The first step that you have to do is to become knowledable about something. Increasing the amount of your knowledge comes at a price. The price is experience, time, effort, patience and hard work. But not any type of hard work. Working at a convenience store for 5 years is hard work, but it doesn't make you wealthy. You see, a cash-register job is a necessity. Do not do anything out of necessity with the hope of succeeding and being financially independent. Creating a blog and making money with it is not a necessity and is not a source of immediate income or a replacement for your daytime job. Do not quit your job to blog for money. If you are making that choice, you do not understand what it takes to become financially free by blogging and will soon learn about it through once you experience the negative consequences of your choice. You do not understand the amount of effort and time you need to dedicate to it to see a slight increase in your Google AdSense revenue. Steve Pavlina didn't become successful at blogging over night. He ran an Indenendent Computer Game Development website at which he was also successful. His current business is built on the knowledge he had gained over the past years as a successful Internet marketer and it appears that he is a little hesitant about explaining what it is that he knows that you don't know, or is simply incapable of putting it into a blog in a way that the average visitor understands. A person without experience cannot start writing a blog.

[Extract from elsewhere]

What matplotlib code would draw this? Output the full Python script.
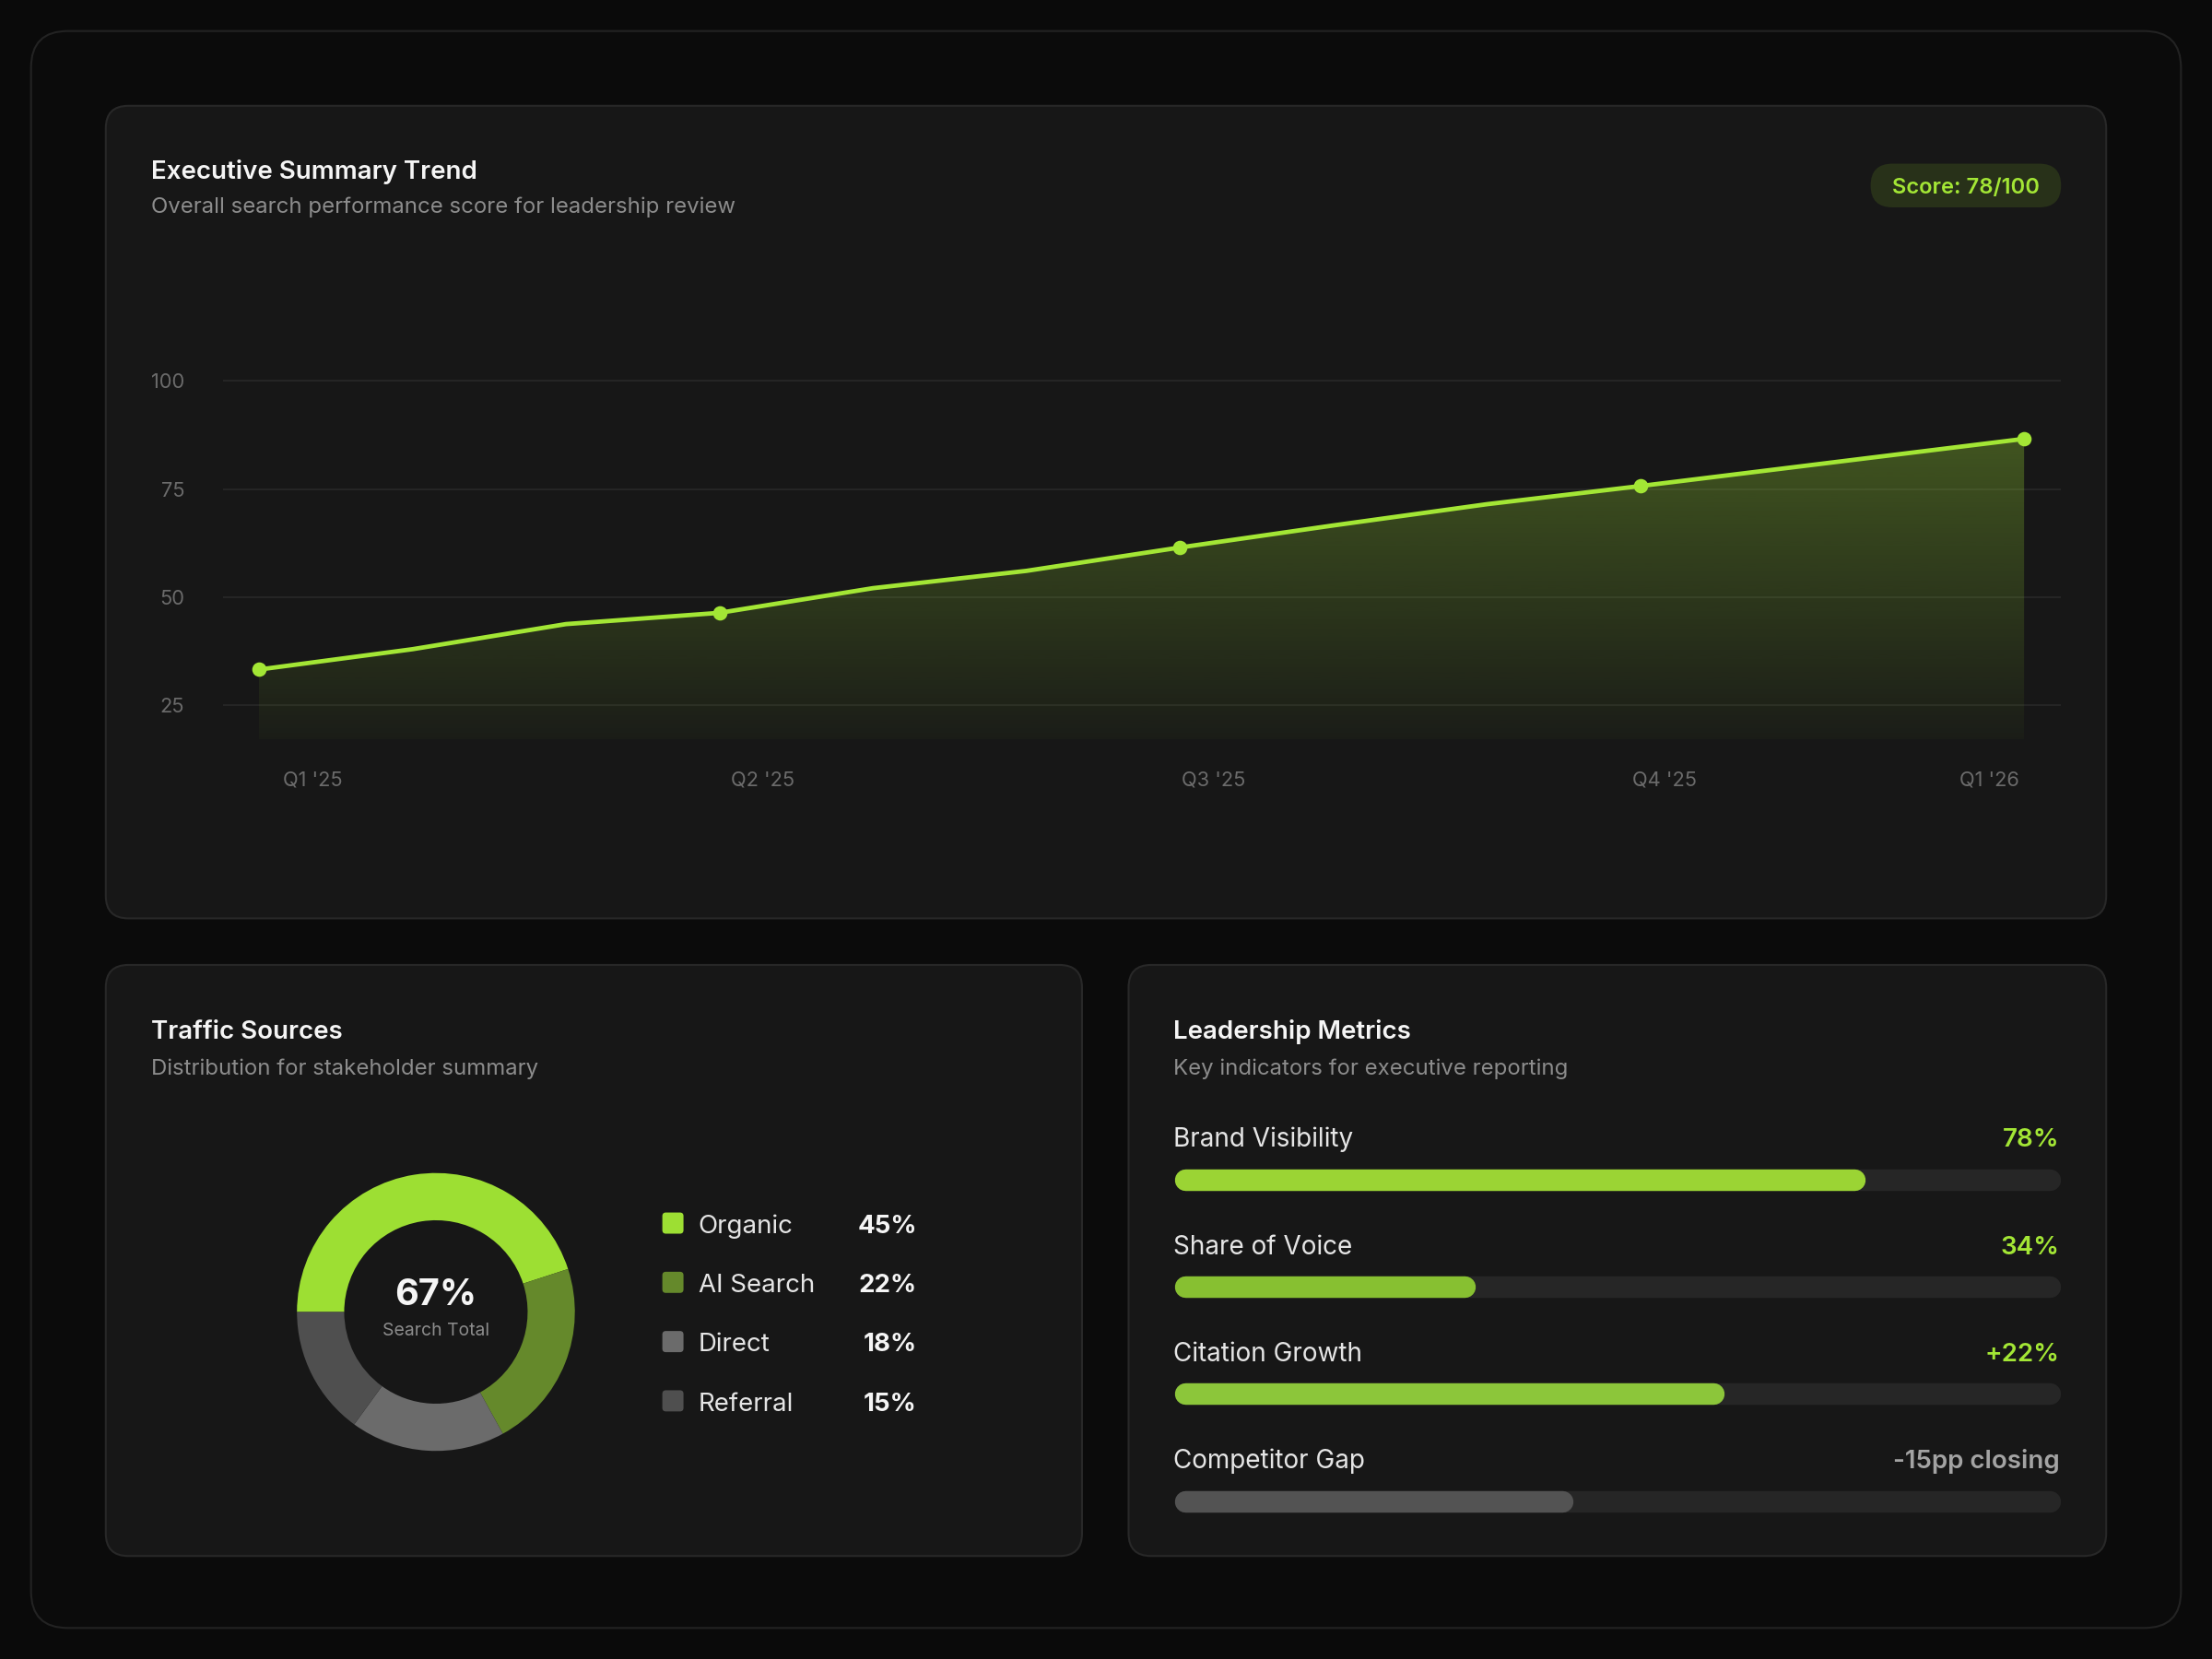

What it takes to obtain knowledge

I learn information from books. Learning from a book is the fastest way to learn. The human brain has a limited capacity to learn certain amounts of information. A person doesn't learn the entire content of a book by speed-reading through it in a day. A person learns by paying attention to the meaning of what the author of the book is writing about. We can refer to this as deliberate or focused practice. You must be able to want to learn what you are reading, or you will not remember it. Not many people are persistently curious and give up easily at consuming information but this is a crucial element of gaining enough information in order to be an authority of some sort on it. Learning is a cumulative process, and it is also an invisible and organic process - you cannot measure how much more you know after reading a book. Learning is a continuous process. If you want to succeed in your industry, you must pick up knowledge about it from every source available to you and you must do so on a daily basis. If you don't do this, someone else will, and they will be ahead of you. Steve Pavlina talks about the importance of learning from magazines or newspaper articles while commuting to work, or dedicating 5 to 10 minutes a day to do it.